Indian politician from Delhi (born 1952)

Jai Bhagwan Aggarwal (/hi/; born 4 April 1952) is an Indian politician from Delhi. He is a member of the Bharatiya Janata Party (BJP), the ruling party in the Indian Parliament and the major party in the Legislative Assembly of Delhi (Delhi Vidhan Sabha). He represented the Rohini constituency in the Delhi Legislative Assembly from 1993 to 2013. He lost to Rajesh Garg of Aam Aadmi Party in the 2013 Delhi legislative assembly election.

==Early life==
Jai Bhagwan Aggarwal was born on 4 April 1952 in Naharpur village, Sector–7, Rohini Sub City, Delhi, to Shiv Narain Aggarwal. He obtained a Bachelor of Arts degree from the University of Delhi.

==Political career==
Aggarwal is a member of the Bharatiya Janata Party, the ruling party in the Indian Parliament and the major party in the Delhi Vidhan Sabha.

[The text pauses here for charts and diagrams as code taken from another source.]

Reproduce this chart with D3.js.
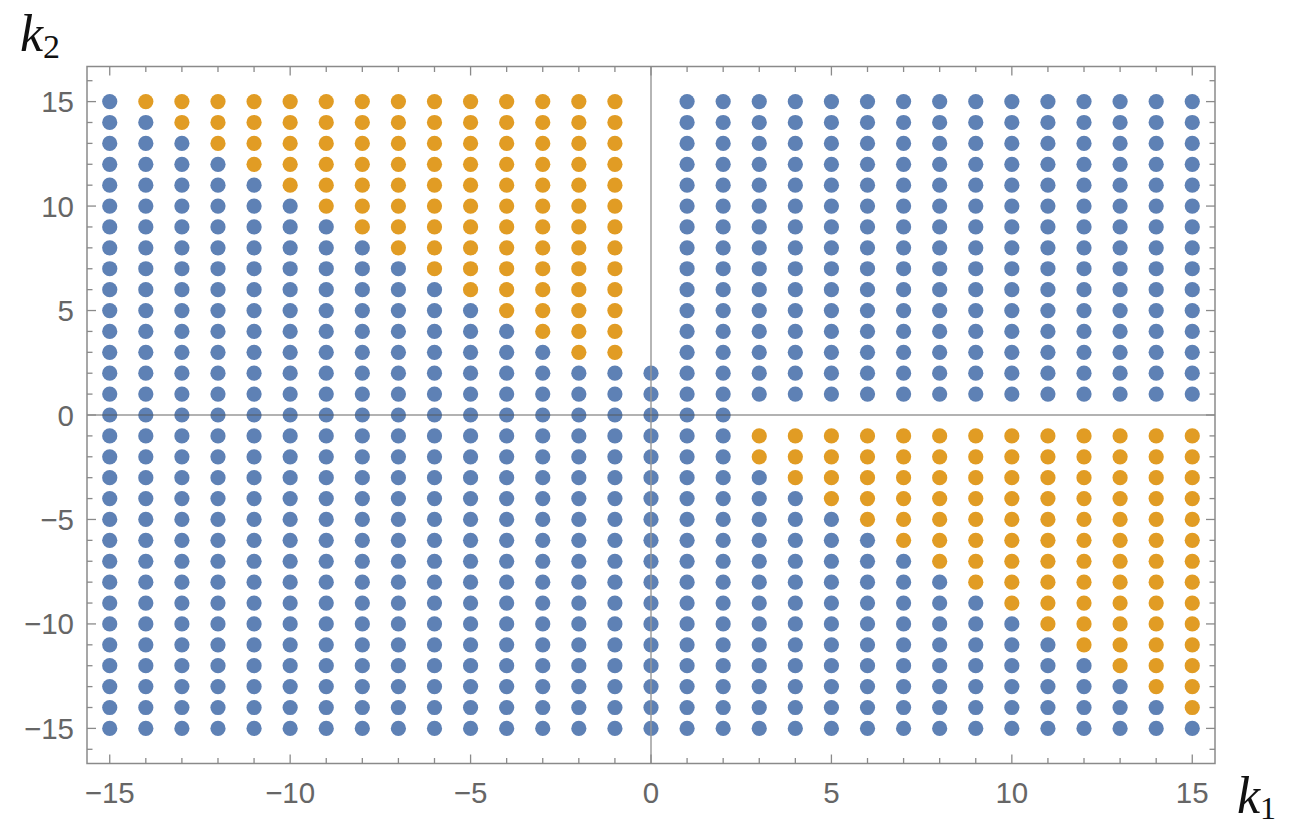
<!DOCTYPE html>
<html>
<head>
<meta charset="utf-8">
<script src="https://cdn.jsdelivr.net/npm/d3@7"></script>
<style>
  html, body { margin: 0; padding: 0; background: #fff; }
  svg { display: block; }
  .tick-label { font-family: "Liberation Sans", Arial, sans-serif; font-size: 29.5px; fill: #666; }
  .axis-title { font-family: "Liberation Serif", "Times New Roman", serif; font-style: italic; fill: #111; }
</style>
</head>
<body>
<svg id="chart" width="1293" height="827"></svg>
<script>
// Lattice coordinates
const k1Values = [-15,-14,-13,-12,-11,-10,-9,-8,-7,-6,-5,-4,-3,-2,-1,0,1,2,3,4,5,6,7,8,9,10,11,12,13,14,15];
const k2Values = [-15,-14,-13,-12,-11,-10,-9,-8,-7,-6,-5,-4,-3,-2,-1,0,1,2,3,4,5,6,7,8,9,10,11,12,13,14,15];

// Per k1 column: lowest k2 of the orange run that reaches up to k2 = 15 (null = none)
const upperOrangeFrom = [null,15,14,13,12,11,10,9,8,7,6,5,4,3,3,null,null,null,null,null,null,null,null,null,null,null,null,null,null,null,null];
// Per k1 column: lowest k2 of the orange run that starts at k2 = -1 (null = none)
const lowerOrangeTo = [null,null,null,null,null,null,null,null,null,null,null,null,null,null,null,null,null,null,-2,-3,-4,-5,-6,-7,-8,-9,-10,-11,-12,-13,-14];

// Lattice sites that carry no point
const gapsInColumn = [{ k1: 0, k2From: 3, k2To: 15 }];
const gapsInRow = [{ k2: 0, k1From: 3, k1To: 15 }];

// Frame ticks
const majorTicks = [-15, -10, -5, 0, 5, 10, 15];
const minorTicksX = [-15,-14,-13,-12,-11,-10,-9,-8,-7,-6,-5,-4,-3,-2,-1,0,1,2,3,4,5,6,7,8,9,10,11,12,13,14,15];
const minorTicksY = [-16,-15,-14,-13,-12,-11,-10,-9,-8,-7,-6,-5,-4,-3,-2,-1,0,1,2,3,4,5,6,7,8,9,10,11,12,13,14,15,16];

const colors = { base: "#5E81B5", flagged: "#E19C24" };

// Assemble point list
const points = [];
k1Values.forEach((a, i) => {
  k2Values.forEach(b => {
    const inColGap = gapsInColumn.some(g => g.k1 === a && b >= g.k2From && b <= g.k2To);
    const inRowGap = gapsInRow.some(g => g.k2 === b && a >= g.k1From && a <= g.k1To);
    if (inColGap || inRowGap) return;
    let flagged = false;
    if (upperOrangeFrom[i] !== null && b >= upperOrangeFrom[i]) flagged = true;
    if (lowerOrangeTo[i] !== null && b <= -1 && b >= lowerOrangeTo[i]) flagged = true;
    points.push({ k1: a, k2: b, flagged });
  });
});

const svg = d3.select("#chart");
const plotLeft = 87, plotRight = 1215, plotTop = 66.5, plotBottom = 763.5;

const x = d3.scaleLinear().domain([-15.63, 15.63]).range([plotLeft, plotRight]);
const y = d3.scaleLinear().domain([-16.68, 16.68]).range([plotBottom, plotTop]);

const frameColor = "#8a8a8a";
const majorLen = 9, minorLen = 5.5;

// Points
svg.append("g")
  .selectAll("circle")
  .data(points)
  .join("circle")
  .attr("cx", d => x(d.k1))
  .attr("cy", d => y(d.k2))
  .attr("r", 7.6)
  .attr("fill", d => d.flagged ? colors.flagged : colors.base);

// Axes through the origin
svg.append("line")
  .attr("x1", x(0)).attr("x2", x(0))
  .attr("y1", plotTop).attr("y2", plotBottom)
  .attr("stroke", "#999").attr("stroke-width", 1.6).attr("stroke-opacity", 0.9);
svg.append("line")
  .attr("x1", plotLeft).attr("x2", plotRight)
  .attr("y1", y(0)).attr("y2", y(0))
  .attr("stroke", "#555").attr("stroke-width", 1.1).attr("stroke-opacity", 0.9);

// Frame
svg.append("rect")
  .attr("x", plotLeft).attr("y", plotTop)
  .attr("width", plotRight - plotLeft).attr("height", plotBottom - plotTop)
  .attr("fill", "none").attr("stroke", frameColor).attr("stroke-width", 1.5);

// Inward ticks on all four sides
const ticks = svg.append("g").attr("stroke", frameColor).attr("stroke-width", 1.3);
minorTicksX.forEach(v => {
  const len = majorTicks.includes(v) ? majorLen : minorLen;
  ticks.append("line").attr("x1", x(v)).attr("x2", x(v)).attr("y1", plotBottom).attr("y2", plotBottom - len);
  ticks.append("line").attr("x1", x(v)).attr("x2", x(v)).attr("y1", plotTop).attr("y2", plotTop + len);
});
minorTicksY.forEach(v => {
  const len = majorTicks.includes(v) ? majorLen : minorLen;
  ticks.append("line").attr("y1", y(v)).attr("y2", y(v)).attr("x1", plotLeft).attr("x2", plotLeft + len);
  ticks.append("line").attr("y1", y(v)).attr("y2", y(v)).attr("x1", plotRight).attr("x2", plotRight - len);
});

const fmt = d3.format("d");

// Tick labels
svg.append("g").selectAll("text")
  .data(majorTicks).join("text")
  .attr("class", "tick-label")
  .attr("x", d => x(d))
  .attr("y", plotBottom + 39)
  .attr("text-anchor", "middle")
  .text(d => fmt(d));

svg.append("g").selectAll("text")
  .data(majorTicks).join("text")
  .attr("class", "tick-label")
  .attr("x", plotLeft - 13)
  .attr("y", d => y(d) + 10.5)
  .attr("text-anchor", "end")
  .text(d => fmt(d));

// Axis titles
const t2 = svg.append("text").attr("class", "axis-title").attr("x", 20).attr("y", 51);
t2.append("tspan").attr("font-size", 52).text("k");
t2.append("tspan").attr("font-size", 34).attr("font-style", "normal").attr("dy", 7).text("2");

const t1 = svg.append("text").attr("class", "axis-title").attr("x", 1237).attr("y", 813);
t1.append("tspan").attr("font-size", 52).text("k");
t1.append("tspan").attr("font-size", 32).attr("font-style", "normal").attr("dy", 6).text("1");
</script>
</body>
</html>
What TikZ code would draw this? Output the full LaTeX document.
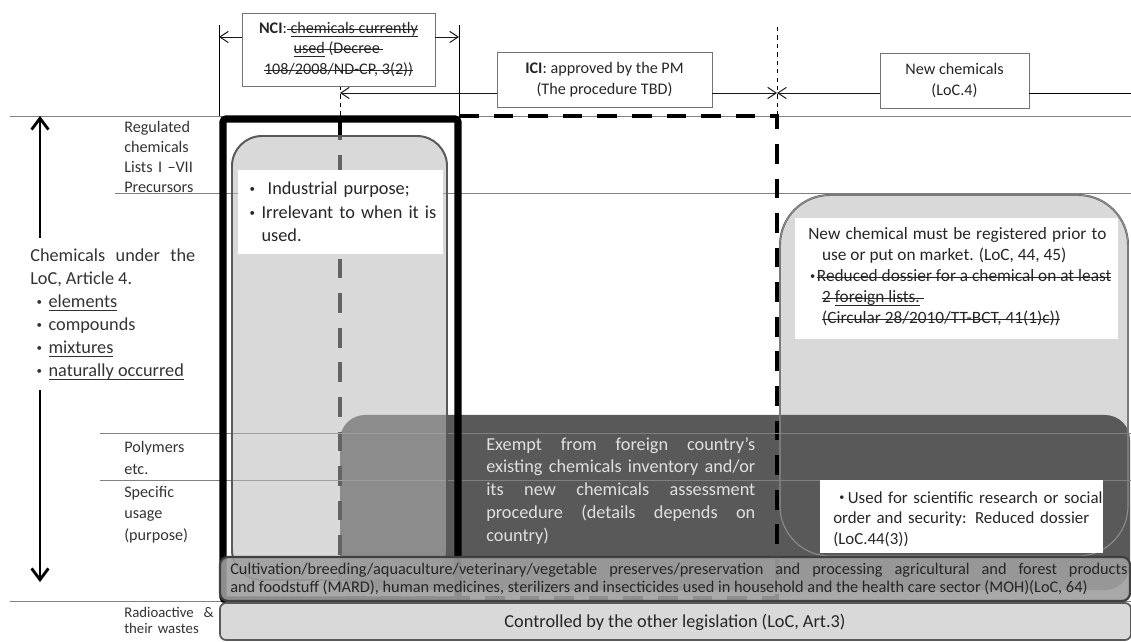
\documentclass[tikz,border=0pt]{standalone}
\usepackage{fontspec}
\setmainfont{Carlito}
\usepackage{graphicx}
\usetikzlibrary{arrows.meta}

\newcommand\jdot[1][1em]{\makebox[#1][c]{\raisebox{.12em}{\scalebox{.6}{\textbullet}}}}
\newcommand\strk[1]{\setbox0\hbox{#1}\rlap{\rule[.55ex]{\wd0}{.4pt}}\box0}
\newcommand\undl[1]{\setbox0\hbox{#1}\rlap{\rule[-.35ex]{\wd0}{.4pt}}\box0}
\newcommand\undstrk[1]{\setbox0\hbox{#1}\rlap{\rule[-.35ex]{\wd0}{.4pt}}\rlap{\rule[.55ex]{\wd0}{.4pt}}\box0}

\tikzset{
  guide/.style={draw=black!50,line width=.6pt},
  dimline/.style={draw=black!90,line width=.7pt,-{Straight Barb[length=6pt,width=8pt]}},
  bigarrow/.style={draw=black,line width=2pt,-{Straight Barb[length=8pt,width=12pt]}},
  spanbox/.style={draw=black!55,fill=white,line width=.6pt,align=center,inner sep=0pt,text=black!85,font=\fontsize{11.5}{14.5}\selectfont},
  sidelbl/.style={anchor=base west,text width=2.4cm,align=left,inner sep=0pt,text=black!80},
  bodytxt/.style={anchor=base west,inner sep=0pt,text=black!85,font=\fontsize{13}{16.3}\selectfont},
  icidash/.style={draw=black,line width=2.8pt,dash pattern=on 14pt off 10.6pt},
  finedash/.style={draw=black,line width=.7pt,dash pattern=on 3pt off 3pt},
}

\begin{document}
\begin{tikzpicture}[x=0.025cm,y=-0.025cm]
\useasboundingbox(0,0)rectangle(1131,642);
\draw[guide](10,116)--(1131,116);
\draw[guide](115,193)--(1131,193);
\draw[guide](10,601)--(1131,601);
\draw[fill=black!15,draw=black!65,line width=1.4pt,rounded corners=1.25cm](780,195)rectangle(1128,556);
\fill[black!65,rounded corners=.625cm](340,415)rectangle(1130,590);
\draw[draw=black!45,line width=.8pt,rounded corners=1.25cm](780,195)rectangle(1128,556);
\draw[icidash](459,116)--(777,116)--(777,598)--(340,598)--(340,116);
\draw[guide](100,433)--(1131,433);
\draw[guide](100,480)--(1131,480);
\draw[fill=black!28,fill opacity=.54,draw=black!65,line width=1.4pt,rounded corners=.75cm](232,136)rectangle(447,580);
\draw[line width=5pt,rounded corners=2pt](223,119)rectangle(458,600);
\fill[white](238,170)rectangle(443,254);
\fill[white](795,218)rectangle(1118,339);
\fill[white](820,480)rectangle(1103,553);
\draw[fill=black!38,fill opacity=.9,draw=black!75,line width=1.6pt,rounded corners=.2cm](220,557)rectangle(1130,601);
\draw[fill=black!15,draw=black!65,line width=1.2pt,rounded corners=.15cm](220,603)rectangle(1131,640);

\draw[line width=.7pt](219,25)--(219,116);
\draw[line width=.7pt](459,25)--(459,116);
\draw[finedash](777,27)--(777,116);
\draw[finedash](340,86)--(340,116);

\node[spanbox,minimum width=4.825cm,minimum height=1.825cm](nci)at(338.5,49.5){\textbf{NCI}:\strk{ }\undstrk{chemicals currently}\\\undstrk{used}\strk{ (Decree }\\\strk{108/2008/ND-CP, 3(2))}};
\node[spanbox,minimum width=5.375cm,minimum height=1.375cm](ici)at(604.5,79.5){\textbf{ICI}: approved by the PM\\(The procedure TBD)};
\node[spanbox,minimum width=3.725cm,minimum height=1.375cm](newc)at(954.5,80.5){New chemicals\\(LoC.4)};

\coordinate(nciL)at(219,37);\coordinate(nciR)at(459,37);
\draw[dimline](nci.west|-nciL)--(nciL);
\draw[dimline](nci.east|-nciR)--(nciR);
\coordinate(iciL)at(340,93);\coordinate(iciR)at(777,93);
\draw[dimline](ici.west|-iciL)--(iciL);
\draw[dimline](ici.east|-iciR)--(iciR);
\coordinate(newL)at(777,93);\coordinate(newR)at(1131,93);
\draw[dimline](newc.west|-newL)--(newL);
\draw[line width=.7pt](newc.east|-newR)--(newR);

\coordinate(vtop)at(40,116);\coordinate(vmidA)at(40,238);
\coordinate(vmidB)at(40,390);\coordinate(vbot)at(40,582);
\draw[bigarrow](vmidA)--(vtop);
\draw[bigarrow](vmidB)--(vbot);

\node[sidelbl,font=\fontsize{11.5}{14.2}\selectfont](reg)at(124,133){Regulated\\chemicals\\Lists I –VII\\Precursors};
\node[sidelbl,font=\fontsize{13}{16.3}\selectfont,text width=4.125cm,align=justify](loc)at(30,262){Chemicals under the\linebreak LoC, Article 4.\newline\jdot\undl{elements}\newline\jdot compounds\newline\jdot\undl{mixtures}\newline\jdot\undl{naturally occurred}};
\node[sidelbl,font=\fontsize{11.5}{15}\selectfont](poly)at(124,453){Polymers\\etc.};
\node[sidelbl,font=\fontsize{11.5}{15.3}\selectfont](spec)at(124,497){Specific\\usage\\(purpose)};
\node[sidelbl,font=\fontsize{10.5}{12}\selectfont](radio)at(124,617){Radioactive~~\&\\their wastes};

\node[bodytxt,font=\fontsize{13}{16.6}\selectfont,text width=5cm,align=left](indus)at(243,195){\jdot\ Industrial purpose;\\\jdot Irrelevant to when it is\\\hspace*{1em}used.};
\node[bodytxt,text=black!12,text width=6.725cm,align=justify](exempt)at(486,450){Exempt from foreign country’s\linebreak existing chemicals inventory and/or\linebreak its new chemicals assessment\linebreak procedure (details depends on\linebreak country)};
\node[bodytxt,font=\fontsize{12.3}{14.9}\selectfont,text width=7.45cm,align=justify](regnew)at(808,240){New chemical must be registered prior to\linebreak\hspace*{.8em}use or put on market. (LoC, 44, 45)\newline\jdot[.5em]\strk{Reduced dossier for a chemical on at least}\newline\hspace*{.8em}\strk{2 }\undstrk{foreign lists.}\strk{ }\newline\hspace*{.8em}\strk{(Circular 28/2010/TT-BCT, 41(1)c))}};
\node[bodytxt,font=\fontsize{12}{14.6}\selectfont,text width=7.6cm,align=left](sci)at(833,503){\mbox{\hspace*{2pt}\jdot[.7em]Used for scientific research or social}\\\mbox{order and security: Reduced dossier}\\(LoC.44(3))};
\node[bodytxt,font=\fontsize{11.6}{13.5}\selectfont,text width=22.425cm,align=justify](mard)at(230,574){Cultivation/breeding/aquaculture/veterinary/vegetable preserves/preservation and processing agricultural and forest products\linebreak\mbox{and foodstuff (MARD), human medicines, sterilizers and insecticides used in household and the health care sector (MOH)(LoC, 64)}};
\node[font=\fontsize{13}{16}\selectfont,text=black!85](ctrl)at(675,622){Controlled by the other legislation (LoC, Art.3)};
\end{tikzpicture}
\end{document}
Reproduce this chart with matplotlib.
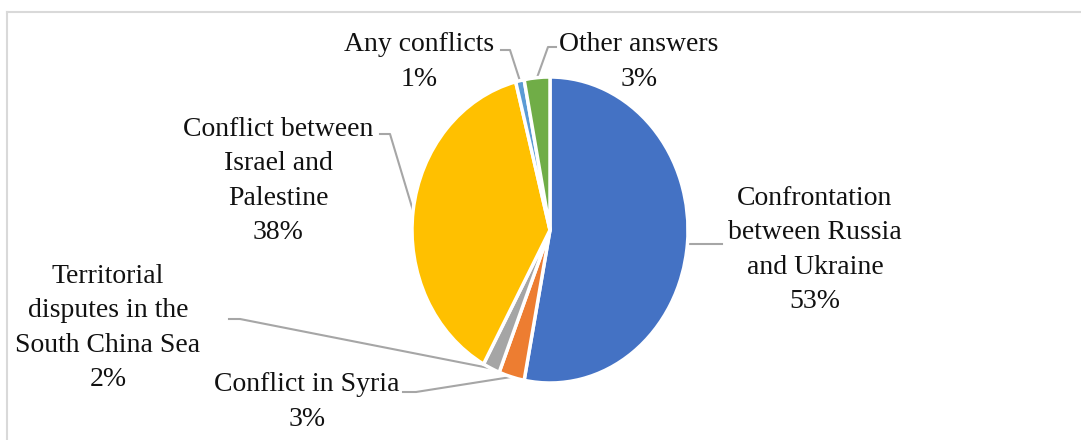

He contested the Badli Vidhan Sabha Constituency in three consecutive elections from 1993 to 2003. At the 2008 state assembly election, he contested Rohini Constituency, carved out of Badli as a part of delimitation of legislative assembly constituencies in 2008.

He was elected for the First Legislative Assembly of Delhi in 1993, defeating runner-up Rajesh Yadav of Indian National Congress (commonly known as the Congress) by a margin of 9,836 votes. In the 1998 state assembly election, his margin of victory decreased more than half to 4,437 votes over runner-up Narain Singh Yadav of Congress. He improved his margin of victory significantly in 2003 when he defeated Congress candidate Dharam Vir Yadav by 16,564 votes. In the 2008 state assembly election, he garnered 55,793 votes against 30,019 votes of Congress candidate Vijender Jindal, and won with 62.56 percent of the votes.

On 7 November 2013, the Bharatiya Janata Party announced Aggarwal as the party's candidate from Rohini Constituency for the 2013 state legislative assembly election, held on 4 December. He filed his nomination on 13 November 2013. The former Delhi BJP president Vijender Gupta and office secretary S. K. Sharma wanted to contest from Rohini. He lost to the Aam Aadmi Party candidate Rajesh Garg with a margin of 1,872 votes.

==Personal life==
Jai Bhagwan is married to Krishna Aggarwal, and together they have three sons. In 2006, the Delhi High Court ordered the Municipal Corporation of Delhi to demolish 18,000 properties, which were found to be illegally constructed. Aggarwal, who was living with his family at Saraswati Vihar, Pitampura, had his house demolished as "[t]he court order did not distinguish between the VIP's and the common people of Delhi". He claimed that his action would "change the image of the quintessential tainted Indian politician". He resides at New Swastik Apartment, Sector–9, Rohini. His interests include social and religious work and reading.